Material shown —
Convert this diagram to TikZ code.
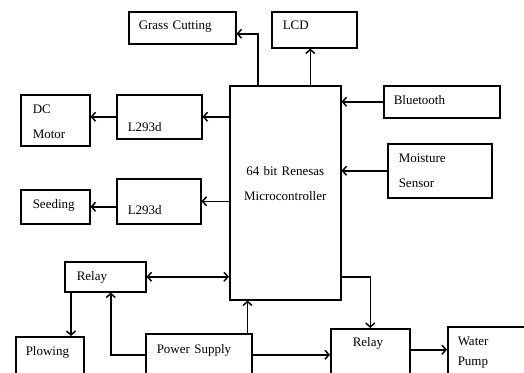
\documentclass[tikz,border=0pt]{standalone}
\usepackage{fontspec}
\setmainfont{Liberation Serif}
\usetikzlibrary{arrows.meta}

\begin{document}
\begin{tikzpicture}[x=1pt, y=-1pt, >={Straight Barb[length=4pt,width=9pt]}, line width=1.5pt,
    font=\fontsize{13}{25}\selectfont,
    blk/.style={draw, anchor=north west, align=left, inner ysep=0pt}]
    \useasboundingbox (0,0) rectangle (524,372);
    \clip (0,0) rectangle (524,372);

    \node[blk, inner xsep=10pt, text width=87pt, text height=17.5pt, text depth=14.5pt] (grass) at (128,11) {Grass Cutting};
    \node[blk, inner xsep=11pt, text width=63pt, text height=17.5pt, text depth=18.5pt] (lcd) at (271,11) {LCD};
    \node[blk, inner xsep=12pt, text width=45pt, text height=18.5pt, text depth=32.5pt] (dcm) at (20,94) {DC\\Motor};
    \node[blk, inner xsep=11pt, text width=63pt, text height=36.5pt, text depth=7.5pt] (drvA) at (116,94) {L293d};
    \node[blk, inner xsep=12pt, text width=45pt, text height=18.5pt, text depth=15.5pt] (seed) at (20,189) {Seeding};
    \node[blk, inner xsep=11pt, text width=62pt, text height=35.5pt, text depth=9.5pt] (drvB) at (116,178) {L293d};
    \node[blk, inner xsep=10pt, text width=96pt, text height=18.5pt, text depth=13.5pt] (bt) at (383,85) {Bluetooth};
    \node[blk, inner xsep=11pt, text width=82pt, text height=18.5pt, text depth=35.5pt] (moist) at (387,143) {Moisture\\Sensor};
    \node[blk, align=center, inner xsep=5pt, text width=101pt, text height=89.5pt, text depth=124.5pt] (mcu) at (229,85) {64 bit Renesas\\Microcontroller};
    \node[blk, inner xsep=12pt, text width=57pt, text height=18.5pt, text depth=11.5pt] (relayA) at (64,261) {Relay};
    \node[blk, inner xsep=10pt, text width=48pt, text height=18.5pt, text depth=40pt] (plow) at (15,336) {Plowing};
    \node[blk, inner xsep=11pt, text width=84pt, text height=19.5pt, text depth=22.5pt] (psu) at (145,333) {Power Supply};
    \node[blk, inner xsep=22pt, text width=35pt, text height=17.5pt, text depth=34.5pt] (relayB) at (330,328) {Relay};
    \node[blk, inner xsep=10pt, text width=70pt, text height=18.5pt, text depth=40pt] (pump) at (447,326) {Water\\[-5pt]Pump};

    \draw[->] ([xshift=29pt]mcu.north west) |- ([yshift=-6pt]grass.east);
    \draw[->] ([xshift=-4pt]lcd.south |- mcu.north) -- ([xshift=-4pt]lcd.south);
    \draw[->] (mcu.west |- drvA.east) -- (drvA.east);
    \draw[->] (drvA.west) -- (drvA.west -| dcm.east);
    \draw[->] (mcu.west |- drvB.east) -- (drvB.east);
    \draw[->] (drvB.west |- seed.east) -- (seed.east);
    \draw[->] (bt.west) -- (bt.west -| mcu.east);
    \draw[->] (moist.west) -- (moist.west -| mcu.east);
    \draw[<->] (relayA.east) -- (relayA.east -| mcu.west);
    \draw[->] ([xshift=7pt]relayA.south west) -- ([xshift=7pt]relayA.south west |- plow.north);
    \draw[->] (psu.west) -| ([xshift=5.5pt]relayA.south);
    \draw[->] ([xshift=-5pt]psu.north east) -- ([xshift=-5pt]psu.north east |- mcu.south);
    \draw[->] (psu.east) -- (relayB.west);
    \draw[->] (mcu.east |- relayA.east) -| (relayB.north);
    \draw[->] ([yshift=5pt]relayB.east) -- ([yshift=5pt]relayB.east -| pump.west);
\end{tikzpicture}
\end{document}
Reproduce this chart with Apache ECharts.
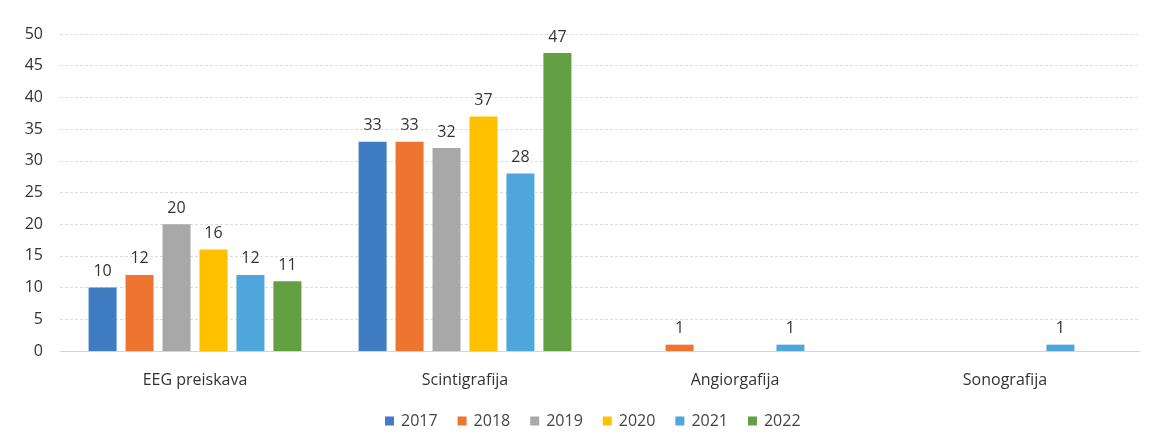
<!DOCTYPE html>
<html>
<head>
<meta charset="utf-8">
<script src="https://cdn.jsdelivr.net/npm/echarts@6/dist/echarts.min.js"></script>
<style>
  html, body { margin: 0; padding: 0; background: #fff; }
  #chart { width: 1157px; height: 445px; }
</style>
</head>
<body>
<div id="chart"></div>
<script>
// kategorije in leta
const categories = ['EEG preiskava', 'Scintigrafija', 'Angiorgafija', 'Sonografija'];
const years = ['2017', '2018', '2019', '2020', '2021', '2022'];
// vrednosti po letih (po kategorijah)
const v2017 = [10, 33, 0, 0];
const v2018 = [12, 33, 1, 0];
const v2019 = [20, 32, 0, 0];
const v2020 = [16, 37, 0, 0];
const v2021 = [12, 28, 1, 1];
const v2022 = [11, 47, 0, 0];
const values = [v2017, v2018, v2019, v2020, v2021, v2022];
const colors = ['#3f7cc2', '#ed7530', '#a8a8a8', '#ffc000', '#4ea6dc', '#62a043'];

const font = '"Open Sans", "Noto Sans", sans-serif';
let myChart = echarts.init(document.getElementById('chart'));

let series = years.map(function (y, i) {
  return {
    name: y,
    type: 'bar',
    barWidth: 28,
    barGap: '32%',
    data: values[i],
    itemStyle: { color: colors[i] },
    label: {
      show: true,
      position: 'top',
      distance: 8,
      color: '#333',
      fontSize: 16,
      fontFamily: font,
      formatter: function (p) { return p.value === 0 ? '' : p.value; }
    }
  };
});

let option = {
  backgroundColor: '#fff',
  animation: false,
  color: colors,
  grid: { left: 60, right: 17, top: 34, bottom: 94 },
  legend: {
    bottom: 11,
    left: 380,
    icon: 'rect',
    itemWidth: 9,
    itemHeight: 9,
    itemGap: 20,
    textStyle: { color: '#444', fontSize: 16, fontFamily: font, padding: [0, 0, 0, 2] }
  },
  xAxis: {
    type: 'category',
    data: categories,
    axisTick: { show: false },
    axisLine: { show: true, lineStyle: { color: '#d4d4d4' } },
    axisLabel: { color: '#333', fontSize: 16, fontFamily: font, margin: 21 }
  },
  yAxis: {
    type: 'value',
    min: 0,
    max: 50,
    interval: 5,
    axisLine: { show: false },
    axisTick: { show: false },
    splitLine: { lineStyle: { color: '#dcdcdc', type: [3, 2] } },
    axisLabel: { color: '#333', fontSize: 16, fontFamily: font, margin: 17 }
  },
  series: series
};
myChart.setOption(option);
</script>
</body>
</html>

Task description —
Each entry gets copied exactly; the pictures stay out.

Exercise solution —
Convert this diagram to TikZ code.
\documentclass[tikz,border=0pt]{standalone}
\usepackage{fontspec}
\setmainfont{Liberation Serif}
\usetikzlibrary{arrows.meta}

\begin{document}
\begin{tikzpicture}[x=1pt, y=-1pt, >={Straight Barb[length=4pt,width=9pt]}, line width=1.5pt,
    font=\fontsize{13}{25}\selectfont,
    blk/.style={draw, anchor=north west, align=left, inner ysep=0pt}]
    \useasboundingbox (0,0) rectangle (524,372);
    \clip (0,0) rectangle (524,372);

    \node[blk, inner xsep=10pt, text width=87pt, text height=17.5pt, text depth=14.5pt] (grass) at (128,11) {Grass Cutting};
    \node[blk, inner xsep=11pt, text width=63pt, text height=17.5pt, text depth=18.5pt] (lcd) at (271,11) {LCD};
    \node[blk, inner xsep=12pt, text width=45pt, text height=18.5pt, text depth=32.5pt] (dcm) at (20,94) {DC\\Motor};
    \node[blk, inner xsep=11pt, text width=63pt, text height=36.5pt, text depth=7.5pt] (drvA) at (116,94) {L293d};
    \node[blk, inner xsep=12pt, text width=45pt, text height=18.5pt, text depth=15.5pt] (seed) at (20,189) {Seeding};
    \node[blk, inner xsep=11pt, text width=62pt, text height=35.5pt, text depth=9.5pt] (drvB) at (116,178) {L293d};
    \node[blk, inner xsep=10pt, text width=96pt, text height=18.5pt, text depth=13.5pt] (bt) at (383,85) {Bluetooth};
    \node[blk, inner xsep=11pt, text width=82pt, text height=18.5pt, text depth=35.5pt] (moist) at (387,143) {Moisture\\Sensor};
    \node[blk, align=center, inner xsep=5pt, text width=101pt, text height=89.5pt, text depth=124.5pt] (mcu) at (229,85) {64 bit Renesas\\Microcontroller};
    \node[blk, inner xsep=12pt, text width=57pt, text height=18.5pt, text depth=11.5pt] (relayA) at (64,261) {Relay};
    \node[blk, inner xsep=10pt, text width=48pt, text height=18.5pt, text depth=40pt] (plow) at (15,336) {Plowing};
    \node[blk, inner xsep=11pt, text width=84pt, text height=19.5pt, text depth=22.5pt] (psu) at (145,333) {Power Supply};
    \node[blk, inner xsep=22pt, text width=35pt, text height=17.5pt, text depth=34.5pt] (relayB) at (330,328) {Relay};
    \node[blk, inner xsep=10pt, text width=70pt, text height=18.5pt, text depth=40pt] (pump) at (447,326) {Water\\[-5pt]Pump};

    \draw[->] ([xshift=29pt]mcu.north west) |- ([yshift=-6pt]grass.east);
    \draw[->] ([xshift=-4pt]lcd.south |- mcu.north) -- ([xshift=-4pt]lcd.south);
    \draw[->] (mcu.west |- drvA.east) -- (drvA.east);
    \draw[->] (drvA.west) -- (drvA.west -| dcm.east);
    \draw[->] (mcu.west |- drvB.east) -- (drvB.east);
    \draw[->] (drvB.west |- seed.east) -- (seed.east);
    \draw[->] (bt.west) -- (bt.west -| mcu.east);
    \draw[->] (moist.west) -- (moist.west -| mcu.east);
    \draw[<->] (relayA.east) -- (relayA.east -| mcu.west);
    \draw[->] ([xshift=7pt]relayA.south west) -- ([xshift=7pt]relayA.south west |- plow.north);
    \draw[->] (psu.west) -| ([xshift=5.5pt]relayA.south);
    \draw[->] ([xshift=-5pt]psu.north east) -- ([xshift=-5pt]psu.north east |- mcu.south);
    \draw[->] (psu.east) -- (relayB.west);
    \draw[->] (mcu.east |- relayA.east) -| (relayB.north);
    \draw[->] ([yshift=5pt]relayB.east) -- ([yshift=5pt]relayB.east -| pump.west);
\end{tikzpicture}
\end{document}
Reproduce this chart with Apache ECharts.
<!DOCTYPE html>
<html>
<head>
<meta charset="utf-8">
<script src="https://cdn.jsdelivr.net/npm/echarts@6/dist/echarts.min.js"></script>
<style>
  html, body { margin: 0; padding: 0; background: #fff; }
  #chart { width: 1157px; height: 445px; }
</style>
</head>
<body>
<div id="chart"></div>
<script>
// kategorije in leta
const categories = ['EEG preiskava', 'Scintigrafija', 'Angiorgafija', 'Sonografija'];
const years = ['2017', '2018', '2019', '2020', '2021', '2022'];
// vrednosti po letih (po kategorijah)
const v2017 = [10, 33, 0, 0];
const v2018 = [12, 33, 1, 0];
const v2019 = [20, 32, 0, 0];
const v2020 = [16, 37, 0, 0];
const v2021 = [12, 28, 1, 1];
const v2022 = [11, 47, 0, 0];
const values = [v2017, v2018, v2019, v2020, v2021, v2022];
const colors = ['#3f7cc2', '#ed7530', '#a8a8a8', '#ffc000', '#4ea6dc', '#62a043'];

const font = '"Open Sans", "Noto Sans", sans-serif';
let myChart = echarts.init(document.getElementById('chart'));

let series = years.map(function (y, i) {
  return {
    name: y,
    type: 'bar',
    barWidth: 28,
    barGap: '32%',
    data: values[i],
    itemStyle: { color: colors[i] },
    label: {
      show: true,
      position: 'top',
      distance: 8,
      color: '#333',
      fontSize: 16,
      fontFamily: font,
      formatter: function (p) { return p.value === 0 ? '' : p.value; }
    }
  };
});

let option = {
  backgroundColor: '#fff',
  animation: false,
  color: colors,
  grid: { left: 60, right: 17, top: 34, bottom: 94 },
  legend: {
    bottom: 11,
    left: 380,
    icon: 'rect',
    itemWidth: 9,
    itemHeight: 9,
    itemGap: 20,
    textStyle: { color: '#444', fontSize: 16, fontFamily: font, padding: [0, 0, 0, 2] }
  },
  xAxis: {
    type: 'category',
    data: categories,
    axisTick: { show: false },
    axisLine: { show: true, lineStyle: { color: '#d4d4d4' } },
    axisLabel: { color: '#333', fontSize: 16, fontFamily: font, margin: 21 }
  },
  yAxis: {
    type: 'value',
    min: 0,
    max: 50,
    interval: 5,
    axisLine: { show: false },
    axisTick: { show: false },
    splitLine: { lineStyle: { color: '#dcdcdc', type: [3, 2] } },
    axisLabel: { color: '#333', fontSize: 16, fontFamily: font, margin: 17 }
  },
  series: series
};
myChart.setOption(option);
</script>
</body>
</html>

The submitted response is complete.